The dot percentage for the dot being formed is determined by the tone value of the image in the area. There are countless combinations of how dot shape is determined; the most common are round, square, diamond and elliptical. The best choices for screen printing are diamond and elliptical, as they are developed to overcome the excessive dot gain of round and square dots.
Not everything is good with these dot shapes. Both are particularly susceptible to moiré.
The flatter dot also creates a more visible halftone pattern. This can be particularly distressing in areas such as a sky gradient or a flesh tone. Careful selection of the halftone angle set can help to minimize these visual disturbances.

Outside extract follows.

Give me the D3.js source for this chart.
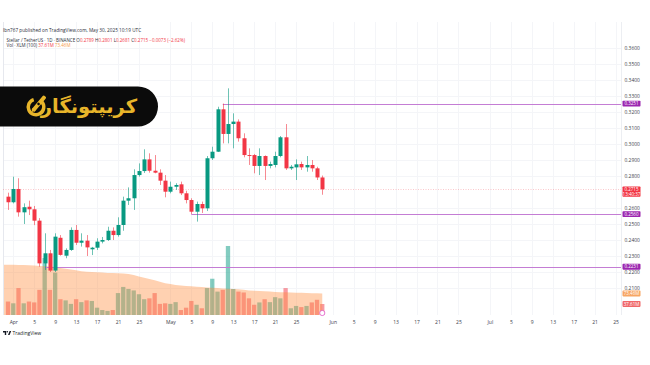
<!DOCTYPE html>
<html><head><meta charset="utf-8">
<script src="https://cdn.jsdelivr.net/npm/d3@7"></script>
<style>html,body{margin:0;padding:0;background:#fff;} svg{display:block;}</style>
</head><body>
<svg id="c" width="650" height="365"></svg>
<script>
// ---------- data ----------
const startDate = "2025-03-31";
const opens  = [0.2669,0.2634,0.2717,0.2571,0.2606,0.2590,0.2519,0.2252,0.2315,0.2207,0.2412,0.2300,0.2336,0.2461,0.2381,0.2394,0.2340,0.2350,0.2388,0.2398,0.2456,0.2429,0.2492,0.2644,0.2659,0.2804,0.2829,0.2902,0.2831,0.2819,0.2769,0.2700,0.2731,0.2746,0.2690,0.2648,0.2575,0.2623,0.2596,0.2909,0.2950,0.3215,0.3061,0.3123,0.3138,0.3034,0.2929,0.2929,0.2861,0.2923,0.2861,0.2867,0.2923,0.3040,0.2846,0.2852,0.2873,0.2852,0.2867,0.2846,0.2789];
const highs  = [0.2694,0.2794,0.2784,0.2627,0.2644,0.2611,0.2535,0.2440,0.2336,0.2440,0.2429,0.2346,0.2477,0.2492,0.2440,0.2429,0.2355,0.2409,0.2417,0.2481,0.2477,0.2540,0.2669,0.2727,0.2840,0.2877,0.2965,0.2940,0.2929,0.2840,0.2804,0.2763,0.2753,0.2763,0.2706,0.2659,0.2638,0.2638,0.2923,0.2981,0.3231,0.3251,0.3346,0.3190,0.3152,0.3065,0.2971,0.2936,0.2971,0.2927,0.2888,0.2950,0.3048,0.3123,0.2867,0.2902,0.2888,0.2923,0.2898,0.2856,0.2801];
const lows   = [0.2586,0.2627,0.2544,0.2498,0.2554,0.2491,0.2231,0.2211,0.2198,0.2198,0.2300,0.2284,0.2330,0.2367,0.2357,0.2298,0.2304,0.2336,0.2377,0.2392,0.2398,0.2419,0.2456,0.2617,0.2586,0.2794,0.2817,0.2819,0.2815,0.2742,0.2665,0.2690,0.2711,0.2679,0.2627,0.2560,0.2513,0.2567,0.2579,0.2898,0.2948,0.3002,0.3002,0.2971,0.3013,0.2915,0.2867,0.2815,0.2804,0.2773,0.2846,0.2852,0.2915,0.2836,0.2836,0.2773,0.2836,0.2825,0.2825,0.2773,0.2681];
const closes = [0.2634,0.2717,0.2571,0.2603,0.2590,0.2519,0.2252,0.2315,0.2207,0.2419,0.2305,0.2336,0.2461,0.2381,0.2394,0.2352,0.2350,0.2388,0.2398,0.2456,0.2429,0.2492,0.2644,0.2659,0.2804,0.2829,0.2902,0.2831,0.2819,0.2769,0.2700,0.2731,0.2742,0.2690,0.2648,0.2575,0.2623,0.2596,0.2909,0.2950,0.3215,0.3061,0.3123,0.3138,0.3034,0.2929,0.2923,0.2861,0.2923,0.2861,0.2873,0.2923,0.3040,0.2846,0.2856,0.2871,0.2852,0.2867,0.2846,0.2789,0.2715];
const volumes = [46,40,92,40,46,43,86,195,86,145,54,50,38,54,44,50,48,25,17,14,17,75,96,89,84,71,54,57,75,38,40,38,44,17,25,48,35,23,92,124,80,86,236,89,80,77,57,35,43,54,44,61,57,92,23,31,27,31,43,52,37.61];
const volMA = [172,172,171,171,170,169,168,167,166,164,161,158,156,153,150,148,147,146,145,144,144,143,142,140,137,132,127,123,119,114,109,106,103,101,99,98,97,96,94,93,92,91,90,89,88,86,84,83,82,81,80,79,78,78,77,76,76,75,74.5,74,73.46];
const priceTicks = [0.21,0.22,0.23,0.24,0.25,0.26,0.28,0.29,0.30,0.31,0.32,0.33,0.34,0.35,0.36];
const levels = [{price:0.3251, from:"2025-05-11"},{price:0.2560, from:"2025-05-05"},{price:0.2231, from:"2025-04-07"}];
const timeTicks = ["2025-04-01","2025-04-05","2025-04-09","2025-04-13","2025-04-17","2025-04-21","2025-04-25",
  "2025-05-01","2025-05-05","2025-05-09","2025-05-13","2025-05-17","2025-05-21","2025-05-25",
  "2025-06-01","2025-06-05","2025-06-09","2025-06-13","2025-06-17","2025-06-21","2025-06-25",
  "2025-07-01","2025-07-05","2025-07-09","2025-07-13","2025-07-17","2025-07-21","2025-07-25"];
const headerTitle = "Ibn767 published on TradingView.com, May 30, 2025 10:19 UTC";
const symbolText = "Stellar / TetherUS · 1D · BINANCE";
const lastVol = "37.61M", lastMA = "73.46M";
const countdown = "13:40:37";
const brandText = "کریپتونگار";

// ---------- setup ----------
const parse = d3.utcParse("%Y-%m-%d");
const dates = d3.utcDay.range(parse(startDate), d3.utcDay.offset(parse(startDate), opens.length));
const bars = dates.map((d,i)=>({date:d,o:opens[i],h:highs[i],l:lows[i],c:closes[i],v:volumes[i],ma:volMA[i],up:closes[i]>=opens[i]}));

const svg = d3.select("#c");
const plotL = 3, plotR = 621, paneTop = 22, paneBottom = 315;
const x = d3.scaleUtc().domain([new Date(Date.UTC(2025,2,30,1)), new Date(Date.UTC(2025,6,26,1))]).range([plotL, plotR]);
const y = d3.scaleLinear().domain([0.21,0.36]).range([287.7,47.7]);
const yv = d3.scaleLinear().domain([0,250]).range([paneBottom, paneBottom-250/3.42]);
const UP = "#089981", DN = "#f23645";
const font = "'Open Sans', 'DejaVu Sans', sans-serif";
const snap = v => Math.round(v)+0.5;

svg.append("rect").attr("width",650).attr("height",365).attr("fill","#fff");

// grid
const g = svg.append("g");
g.selectAll("line.vg").data(timeTicks.map(parse)).join("line")
  .attr("x1",d=>snap(x(d))).attr("x2",d=>snap(x(d)))
  .attr("y1",paneTop).attr("y2",paneBottom).attr("stroke","#f4f5f8").attr("stroke-width",1);
g.selectAll("line.hg").data(priceTicks).join("line")
  .attr("x1",plotL).attr("x2",plotR).attr("y1",d=>snap(y(d))).attr("y2",d=>snap(y(d)))
  .attr("stroke","#f4f5f8").attr("stroke-width",1);
// borders
svg.append("line").attr("x1",plotL+0.5).attr("x2",plotL+0.5).attr("y1",paneTop).attr("y2",paneBottom).attr("stroke","#e6e8ee");
svg.append("line").attr("x1",plotR+0.5).attr("x2",plotR+0.5).attr("y1",paneTop).attr("y2",paneBottom).attr("stroke","#eceef2");

// volume bars
const bw = 4.3;
svg.append("g").selectAll("rect").data(bars).join("rect")
  .attr("x",d=>x(d.date)-bw/2).attr("width",bw)
  .attr("y",d=>yv(d.v)).attr("height",d=>paneBottom-yv(d.v))
  .attr("fill",d=>d.up?"rgba(8,153,129,0.5)":"rgba(242,54,69,0.5)");

// volume MA area (drawn over bars)
const area = d3.area().x((d,i)=> i===0 ? plotL+1 : x(d.date)).y0(paneBottom).y1(d=>yv(d.ma));
const areaData = [bars[0], ...bars];
svg.append("path").datum(areaData).attr("d",area).attr("fill","rgba(255,140,60,0.4)");

// current price dotted line
svg.append("line").attr("x1",plotL).attr("x2",plotR)
  .attr("y1",snap(y(closes[closes.length-1]))).attr("y2",snap(y(closes[closes.length-1])))
  .attr("stroke",DN).attr("stroke-opacity",0.35).attr("stroke-width",0.8).attr("stroke-dasharray","1,1.5");

// level lines
svg.append("g").selectAll("line").data(levels).join("line")
  .attr("x1",d=>x(parse(d.from))).attr("x2",plotR)
  .attr("y1",d=>snap(y(d.price))).attr("y2",d=>snap(y(d.price)))
  .attr("stroke","#c47dd4").attr("stroke-width",1.2);

// candles
const cg = svg.append("g");
cg.selectAll("line").data(bars).join("line")
  .attr("x1",d=>snap(x(d.date))).attr("x2",d=>snap(x(d.date)))
  .attr("y1",d=>y(d.h)).attr("y2",d=>y(d.l))
  .attr("stroke",d=>d.up?UP:DN).attr("stroke-opacity",0.65).attr("stroke-width",0.9);
const cw = 4;
cg.selectAll("rect").data(bars).join("rect")
  .attr("x",d=>snap(x(d.date))-cw/2).attr("width",cw)
  .attr("y",d=>y(Math.max(d.o,d.c))).attr("height",d=>Math.max(0.8,Math.abs(y(d.o)-y(d.c))))
  .attr("fill",d=>d.up?UP:DN);

// price axis
const pAxis = d3.axisRight(y).tickValues(priceTicks).tickFormat(d3.format(".4f")).tickSize(0).tickPadding(0);
const pa = svg.append("g").attr("transform",`translate(624.5,0)`).call(pAxis);
pa.select(".domain").remove();
pa.selectAll("text").attr("font-family",font).attr("font-size",4.9).attr("fill","#3a3e4a");

// time axis
const fmtMonth = d3.utcFormat("%b"), fmtDay = d3.utcFormat("%-d");
const tAxis = d3.axisBottom(x).tickValues(timeTicks.map(parse))
  .tickFormat(d=> d.getUTCDate()===1 ? fmtMonth(d) : fmtDay(d)).tickSize(0).tickPadding(0);
const ta = svg.append("g").attr("transform",`translate(0,320)`).call(tAxis);
ta.select(".domain").remove();
ta.selectAll("text").attr("font-family",font).attr("font-size",5).attr("fill","#3a3e4a");

// price / value labels on axis
function tag(yPos, color, lines, textColor){
  const h = lines.length>1 ? 10.4 : 5.8;
  const gg = svg.append("g");
  gg.append("rect").attr("x",622.5).attr("y",yPos-2.9).attr("width",18).attr("height",h).attr("rx",0.8).attr("fill",color);
  lines.forEach((t,i)=> gg.append("text").attr("x",631.5).attr("y",yPos+1.7+i*4.7).attr("text-anchor","middle")
    .attr("font-family",font).attr("font-size",4.5).attr("fill",textColor||"#fff").text(t));
}
levels.forEach(l=>tag(y(l.price),"#9c27b0",[d3.format(".4f")(l.price)]));
tag(y(closes[closes.length-1]),"#f23645",[d3.format(".4f")(closes[closes.length-1]),countdown]);
tag(yv(volMA[volMA.length-1]),"#f7a664",[lastMA]);
tag(yv(volumes[volumes.length-1]),"#f0686a",[lastVol]);

// header text
svg.append("text").attr("x",3).attr("y",31.5).attr("font-family",font).attr("font-size",4.7).attr("fill","#2a2e39").text(headerTitle);
const l2 = svg.append("text").attr("x",6.5).attr("y",41.5).attr("font-family",font).attr("font-size",4.5).attr("fill","#2a2e39");
l2.append("tspan").text(symbolText+" ");
const last = bars[bars.length-1];
[["O",last.o],["H",last.h],["L",last.l],["C",last.c]].forEach(([k,v])=>{
  l2.append("tspan").attr("fill","#2a2e39").text(" "+k);
  l2.append("tspan").attr("fill",DN).text(d3.format(".4f")(v));
});
l2.append("tspan").attr("fill",DN).text(" −0.0073 (−2.62%)");
const l3 = svg.append("text").attr("x",6.5).attr("y",47.3).attr("font-family",font).attr("font-size",4.5).attr("fill","#2a2e39");
l3.append("tspan").text("Vol · XLM (100) ");
l3.append("tspan").attr("fill",DN).text(lastVol+" ");
l3.append("tspan").attr("fill","#f59a4c").text(lastMA);

// brand badge
svg.append("path").attr("d","M-20,86.5 H138 A20,20 0 0 1 138,126.5 H-20 Z").attr("fill","#0b0b0b");
svg.append("text").attr("x",137).attr("y",112.5).attr("text-anchor","end").attr("font-family","'DejaVu Sans', sans-serif")
  .attr("font-weight","bold").attr("font-size",19.5).attr("fill","#e8b52a").text(brandText);
// icon
const ic = svg.append("g").attr("transform","translate(36,107)");
ic.append("path").attr("d",d3.arc()({innerRadius:6,outerRadius:9.5,startAngle:0.9,endAngle:2*Math.PI-0.3})).attr("fill","#e8b52a");
ic.append("rect").attr("x",-2).attr("y",-14).attr("width",4).attr("height",19).attr("rx",1.2).attr("fill","#e8b52a").attr("transform","rotate(40)");
ic.append("path").attr("d","M-2,3 L2,3 L0,7 Z").attr("fill","#e8b52a").attr("transform","rotate(40)");
ic.append("circle").attr("r",1.3).attr("cx",0).attr("cy",-4).attr("fill","#0b0b0b").attr("transform","rotate(40)");

// event marker
svg.append("circle").attr("cx",x(dates[dates.length-1])).attr("cy",313).attr("r",2.6).attr("fill","#fff").attr("stroke","#e056c8").attr("stroke-width",0.8);

// TradingView logo
const tv = svg.append("g").attr("transform","translate(3,331)");
tv.append("path").attr("d","M0,0 H3.2 V4 H1.8 V1.4 H0 Z").attr("fill","#131722");
tv.append("circle").attr("cx",4.3).attr("cy",0.7).attr("r",0.8).attr("fill","#131722");
tv.append("path").attr("d","M5,4 L6.6,0 H8.2 L6.6,4 Z").attr("fill","#131722");
svg.append("text").attr("x",12.5).attr("y",335).attr("font-family",font).attr("font-size",5).attr("fill","#131722").text("TradingView");
</script>
</body></html>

The formation of the halftone dot shape is controlled by the resolution of the output device—the minimum output resolution must be 16 times the halftone lpi in order to take advantage of all 255 tonal values possible. (I.e., in the case of a 50 line halftone, the minimum output resolution would be 800; 16 * 50 = 800.)
Since most inkjet output is at 720 dpi or higher, this is not too much of an issue. What little tone range is lost at the expense of output resolution is pretty much hidden by other printing factors. Very low output resolution (400 dpi) reduces the number of tone steps you can reproduce.

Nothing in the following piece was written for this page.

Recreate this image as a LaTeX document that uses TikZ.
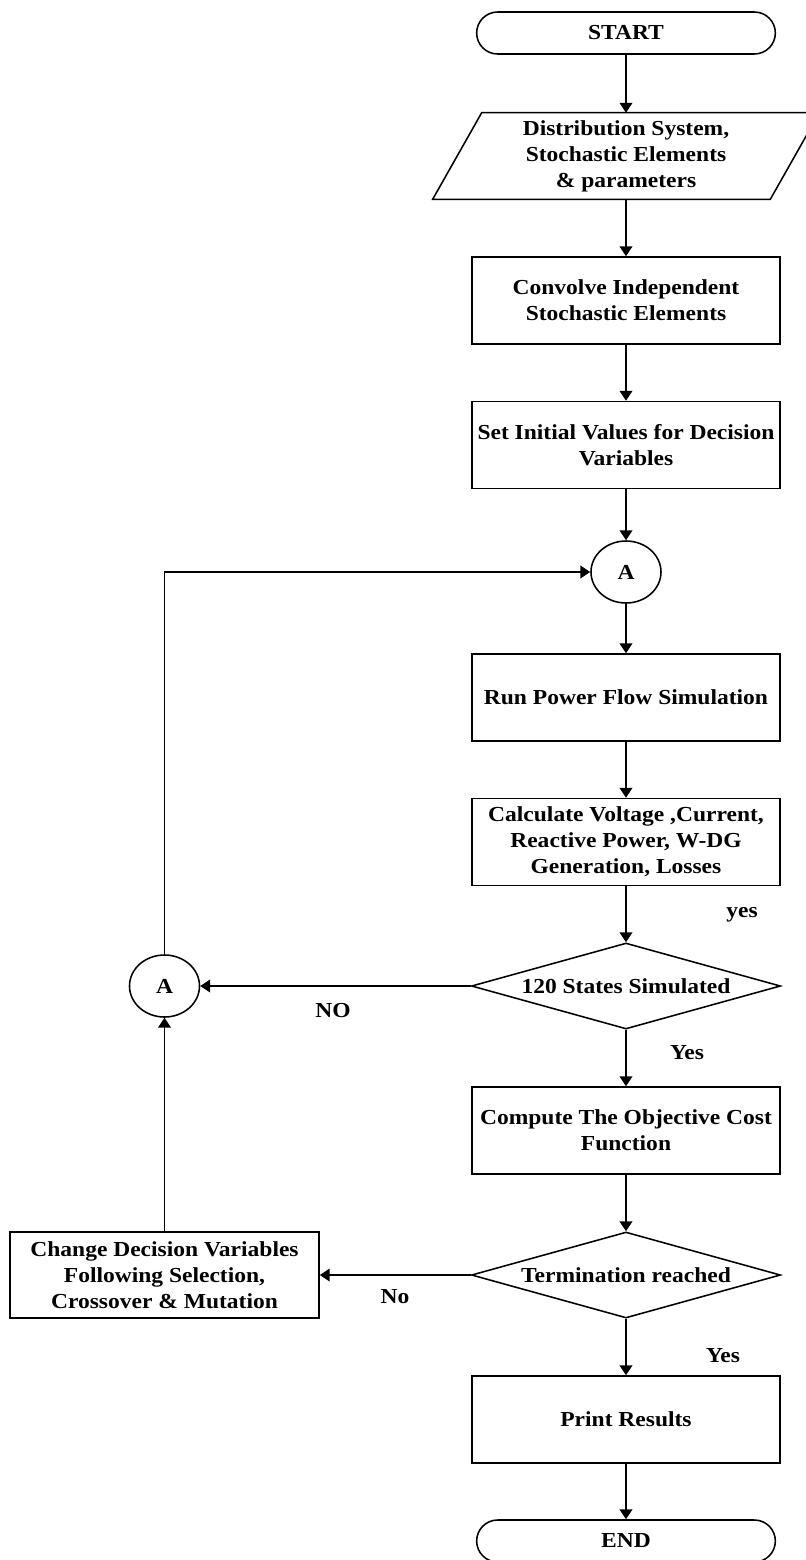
\documentclass[tikz,border=0pt]{standalone}
\usepackage{fontspec}
\setmainfont{Liberation Serif}[FakeStretch=1.1]
\usetikzlibrary{arrows.meta, positioning, shapes.geometric, shapes.misc}

\tikzset{
  procbox/.style={draw, line width=1.1pt, minimum width=7.7cm, minimum height=2.175cm, align=center, inner xsep=0pt},
  termbox/.style={draw, rounded rectangle, line width=1.1pt, minimum width=7.7cm, minimum height=1.05cm},
  decbox/.style={draw, diamond, aspect=3.6, line width=1.1pt, minimum width=7.725cm, minimum height=2.15cm, inner sep=0pt},
  joinpt/.style={draw, ellipse, line width=1.1pt, minimum width=1.75cm, minimum height=1.55cm, inner sep=0pt},
  lbl/.style={inner sep=0pt},
  flow/.style={->, line width=1.1pt},
}

\begin{document}
\begin{tikzpicture}[x=0.025cm, y=-0.025cm, >={Triangle[length=7pt,width=9pt]}, font=\fontsize{15.2}{18.4}\selectfont\bfseries]
    \useasboundingbox (0,0) rectangle (806,1560);

    % Main column
    \node[termbox] (start) at (626,33) {START};
    \node[minimum width=8.425cm, minimum height=2.15cm, align=center, inner sep=0pt] (inp) at (626,156)
        {Distribution System,\\Stochastic Elements\\\& parameters};
    \draw[line width=1.1pt] ([xshift=-0.6125cm]inp.south west) -- ([xshift=0.6125cm]inp.north west)
        -- ([xshift=0.6125cm]inp.north east) -- ([xshift=-0.6125cm]inp.south east) -- cycle;
    \node[procbox] (conv) at (626,300.5) {Convolve Independent\\Stochastic Elements};
    \node[procbox] (init) at (626,445) {Set Initial Values for Decision\\Variables};
    \node[joinpt] (conA) at (626,572) {A};
    \node[procbox] (run) at (626,697.5) {Run Power Flow Simulation};
    \node[procbox] (calc) at (626,842) {Calculate Voltage ,Current,\\Reactive Power, W-DG\\Generation, Losses};
    \node[decbox] (states) at (626,986) {120 States Simulated};
    \node[procbox] (cost) at (626,1130.5) {Compute The Objective Cost\\Function};
    \node[decbox] (term) at (626,1275) {Termination reached};
    \node[procbox] (print) at (626,1419.5) {Print Results};
    \node[termbox] (stop) at (626,1541) {END};

    % Loop back
    \node[joinpt] (conA2) at (164.5,986) {A};
    \node[procbox, minimum width=7.725cm, minimum height=2.15cm] (change) at (164.5,1275)
        {Change Decision Variables\\Following Selection,\\Crossover \& Mutation};

    % Labels
    \node[lbl] (yes1) at (742,915) {yes};
    \node[lbl] (no1) at (333,1011) {NO};
    \node[lbl] (yes2) at (687,1053) {Yes};
    \node[lbl] (no2) at (395,1297) {No};
    \node[lbl] (yes3) at (723,1356) {Yes};

    \draw[flow] (start) -- (inp);
    \draw[flow] (inp) -- (conv);
    \draw[flow] (conv) -- (init);
    \draw[flow] (init) -- (conA);
    \draw[flow] (conA) -- (run);
    \draw[flow] (run) -- (calc);
    \draw[flow] (calc) -- (states);
    \draw[flow] (states) -- (cost);
    \draw[flow] (cost) -- (term);
    \draw[flow] (term) -- (print);
    \draw[flow] (print) -- (stop);
    \draw[flow] (states.west) -- (conA2.east);
    \draw[flow] (term.west) -- (change.east);
    \draw[flow] (change.north) -- (conA2.south);
    \draw[flow] (conA2.north) |- (conA.west);
\end{tikzpicture}
\end{document}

The real challenge comes when low-resolution devices attempt to render complex angles and transition shapes. In many cases, it’s not possible to form the desired halftone dot. The dot that is formed is misshaped and irregular.
Under magnification, the dots appear to have “nibs.” These nibs are easily blocked by mesh treads, resulting in highly irregular and unpredictable moiré patterns. About the only solution is to use the finest thread diameter you can obtain in an effort to minimize the interference.
There are two schools of thought when selecting screen angles (those that coincide with the mesh threads and the mesh knuckles). The first is to select a single angle for all colors. This is done to minimize moiré and other variables.
The two best angles (mathematically) for moiré reduction are 22.5 and 67.5 degrees. The worst angles for moiré are 0, 45 and 90 degrees as they present the highest likelihood of threads or knuckles blocking the halftone dot opening. The two best angles are exactly halfway between these conflict angles.
The second choice is to select an angle set that will form a rosette pattern when all the colors are printed. The rosette pattern increases the range of color you can reproduce. If you are a real pro, and have critical colors and transitions, this is the choice I would recommend.
The angle choices for optimum rosette formation and minimum moiré are as follows:
Yellow 5 degrees
Magenta 20 degrees
Cyan 80 degrees
Black 50 degrees
If you experience moiré in the black screen, it’s acceptable to swap angles with the cyan; resulting in black at 80 degrees and cyan at 50 degrees.